Last Wednesday, the Hamburg district court acquitted all six former board members of the bank. Former CEO Dirk Jens Nonnenmacher and former director Hans Berger had been indicted on the particularly serious charge of breach of trust. In addition, former loan market executive Jochen Friedrich and Nonnenmacher were accused of accounting fraud.

During the trial, which lasted an entire year, it was confirmed that the indicted board members of the bank had acted in a completely irresponsible manner. Ignoring specific laws and doctoring balance sheets, they were responsible for the loss of tens of millions of euros.

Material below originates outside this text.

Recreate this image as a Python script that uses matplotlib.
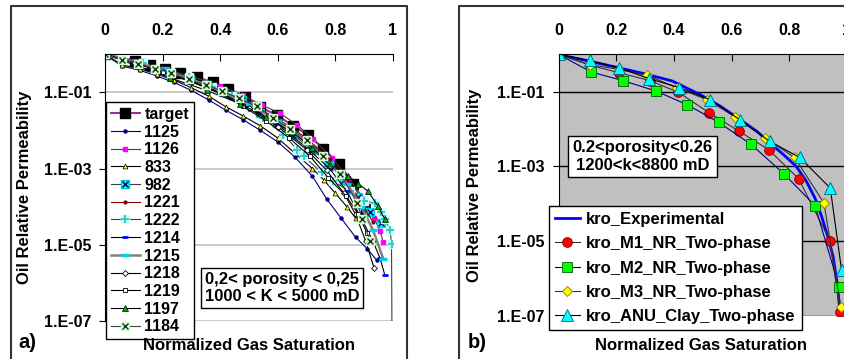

As principal owners of HSH, the German federal states of Hamburg and Schleswig-Holstein issued guarantees against losses amounting to €10 billion and took on a liability of €25 billion to prevent the collapse of the bank. This spring, the HSH supervisory board announced that the bank was still in crisis, and far more than the previously appropriated €1.3 billion of tax payer money would be needed.

Nevertheless, the court acquitted the accused. It justified the ruling with the curt pronouncement that while the defendants had clearly acted in breach of their duty, they had not done so in a criminally culpable way. “The gray zone mitigating a punishable offence” had not been crossed, the court declared. It was the judge’s view that not every violation of legal or administrative ordinances was punishable.

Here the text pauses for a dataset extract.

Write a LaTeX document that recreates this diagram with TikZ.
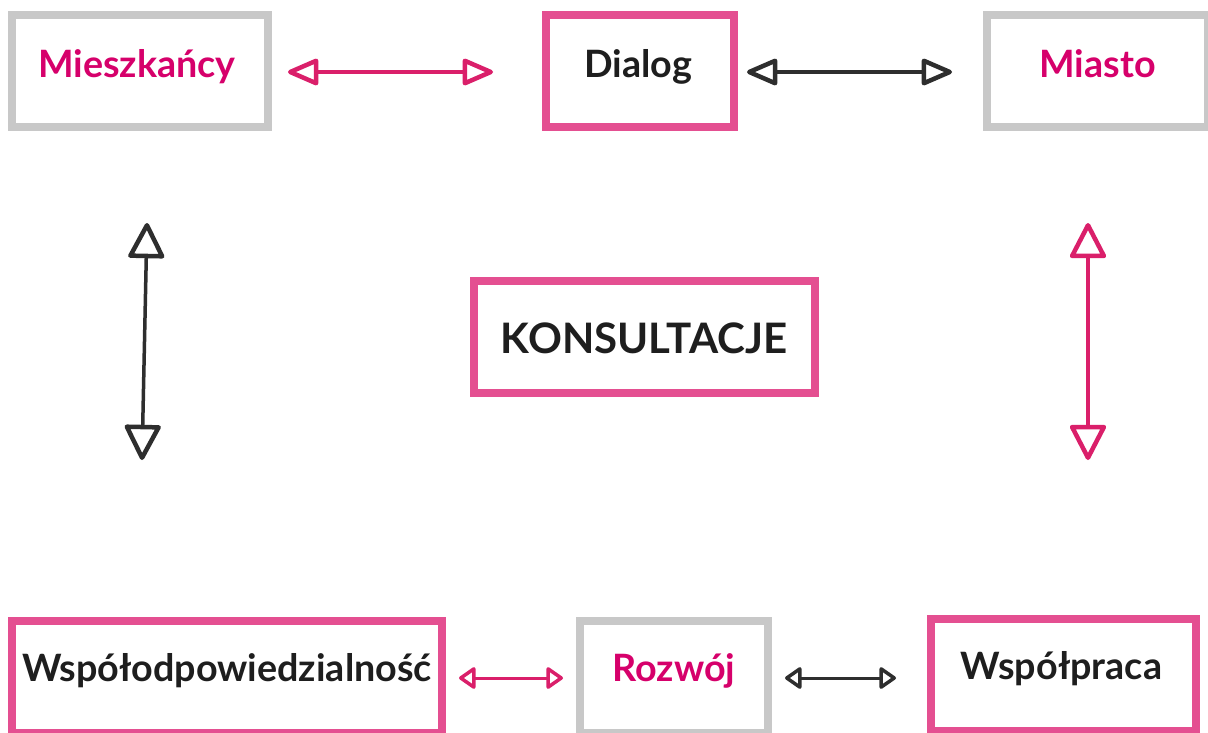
\documentclass[tikz,border=0pt]{standalone}
\usepackage{fontspec}
\setmainfont{Lato}
\usetikzlibrary{arrows.meta}
\definecolor{pinkline}{HTML}{E44F91}
\definecolor{pinktext}{HTML}{D6006B}
\definecolor{grayline}{HTML}{C8C8C8}
\definecolor{darktext}{HTML}{1E1E1E}
\definecolor{pinkarrow}{HTML}{DA1F6A}
\definecolor{darkarrow}{HTML}{2E2E2E}
\tikzset{
  boxbase/.style={draw, line width=8pt, inner sep=0pt, minimum height=112pt, align=center,
    font=\fontsize{37.7}{40}\selectfont\bfseries},
  pinkbox/.style={boxbase, draw=pinkline},
  graybox/.style={boxbase, draw=grayline},
  toprow/.style={text height=30pt, text depth=17pt},
  botrow/.style={text height=30pt, text depth=22pt},
  bigarrow/.style={line width=3.5pt, line cap=round,
    {Triangle[open, length=34pt, width=28pt, line width=4.5pt, round]}-{Triangle[open, length=34pt, width=28pt, line width=4.5pt, round]}},
  vertarrow/.style={line width=3.5pt, line cap=round,
    {Triangle[open, length=38pt, width=38pt, line width=4.5pt, round]}-{Triangle[open, length=38pt, width=38pt, line width=4.5pt, round]}},
  smallarrow/.style={line width=3pt, line cap=round,
    {Triangle[open, length=18pt, width=24pt, line width=3.5pt, round]}-{Triangle[open, length=18pt, width=24pt, line width=3.5pt, round]}},
}
\begin{document}
\begin{tikzpicture}[x=1pt,y=-1pt]
\useasboundingbox (0,0) rectangle (1208,732);
\clip (0,0) rectangle (1208,732);
\fill[white] (0,0) rectangle (1208,732);

% boxes
\node[graybox, toprow, minimum width=256pt, text=pinktext] (miesz) at (140,71) {Mieszkańcy\hspace*{6pt}};
\node[pinkbox, toprow, minimum width=188pt, text=darktext] (dialog) at (640,71) {Dialog\hspace*{4pt}};
\node[graybox, toprow, minimum width=221pt, text=pinktext] (miasto) at (1097.5,71) {Miasto};
\node[pinkbox, minimum width=341pt, text=darktext, text height=40pt, text depth=7pt,
  font=\fontsize{42}{44}\selectfont\bfseries] (kons) at (644,336.5) {KONSULTACJE};
\node[pinkbox, botrow, minimum width=430pt, text=darktext] (wspolodp) at (227,677) {Współodpowiedzialność};
\node[graybox, botrow, minimum width=188pt, text=pinktext] (rozwoj) at (674,677) {Rozwój};
\node[pinkbox, botrow, minimum width=265pt, text=darktext] (wspolpr) at (1063.5,675) {Współpraca\hspace*{4pt}};

% arrow end points
\coordinate (a1l) at (288,72);  \coordinate (a1r) at (493,72);
\coordinate (a2l) at (747,72);  \coordinate (a2r) at (952,72);
\coordinate (a3t) at (147,223); \coordinate (a3b) at (142,460);
\coordinate (a4t) at (1088,223); \coordinate (a4b) at (1088,460);
\coordinate (a5l) at (459,678); \coordinate (a5r) at (563,678);
\coordinate (a6l) at (785,678); \coordinate (a6r) at (896,678);

% arrows
\draw[bigarrow, draw=pinkarrow] (a1l) -- (a1r);
\draw[bigarrow, draw=darkarrow] (a2l) -- (a2r);
\draw[vertarrow, draw=darkarrow] (a3t) -- (a3b);
\draw[vertarrow, draw=pinkarrow] (a4t) -- (a4b);
\draw[smallarrow, draw=pinkarrow] (a5l) -- (a5r);
\draw[smallarrow, draw=darkarrow] (a6l) -- (a6r);
\end{tikzpicture}
\end{document}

The court’s uncrossed “gray zone mitigating a punishable offence” was somehow seen to arise from the following facts:

HSH Nordbank was created from a merger of the Hamburg state bank and the Kiel regional bank in the summer of 2003. The two banks were supposedly transformed into a single bank that would operate in the international capital market to finance regional small- and medium-sized businesses. Prior to the merger, the two banks had already been heavily involved in trade in derivatives and cooperation with large corporations, as well as fund management, international bond speculation and investment banking.

By mid-2007, the HSH Nordbank AG had extensive loan and securities irregularities on its books, which threatened its liquidity in the wake of the US sub-prime crisis. Because these “problematic papers” could no longer be sold, the HSH management board bundled them together and shelved them as “unaccountable special purpose entities.” Overall, these transactions had a volume of €17.3 billion.

In the autumn of 2007, all six of the accused board members engaged in the “outsourcing” of these toxic assets in an operation code-named “Omega 55.” Following the bankruptcy of Lehman Brothers, the entire racket was exposed and liabilities approaching €158 million threatened to destroy the bank.

According to Wikipedia, HSH’s losses and write-offs amounted to around €1.1 billion in September 2008. “The bank had financial burdens (profit and loss account plus revaluation reserve) of some €2.4 billion on its books,” writes the Internet encyclopedia.

The bank was saved only through guarantees involving billions of euros and direct financial assistance from the Hamburg and Schleswig-Holstein states. As with all board members of banks invoking a claim to bailouts from SoFFin (the German government’s Special Financial Market Stabilization Funds), the salaries of directors at HSH were capped at a maximum of €500,000 a year. However, it was announced in the summer of 2009 that CEO Nonnenmacher had received a special bonus payment of €2.9 million. This “side agreement” had been approved by HSH Nordbank’s presiding committee, which includes Schleswig-Holstein Finance Minister Rainer Wiegard (Christian Democratic Union—CDU).

The cost of legal defence for the bankers was met by HSH, and the judge concluded his acquittal ruling by stating: “The costs of the proceedings will be borne by the state treasury.”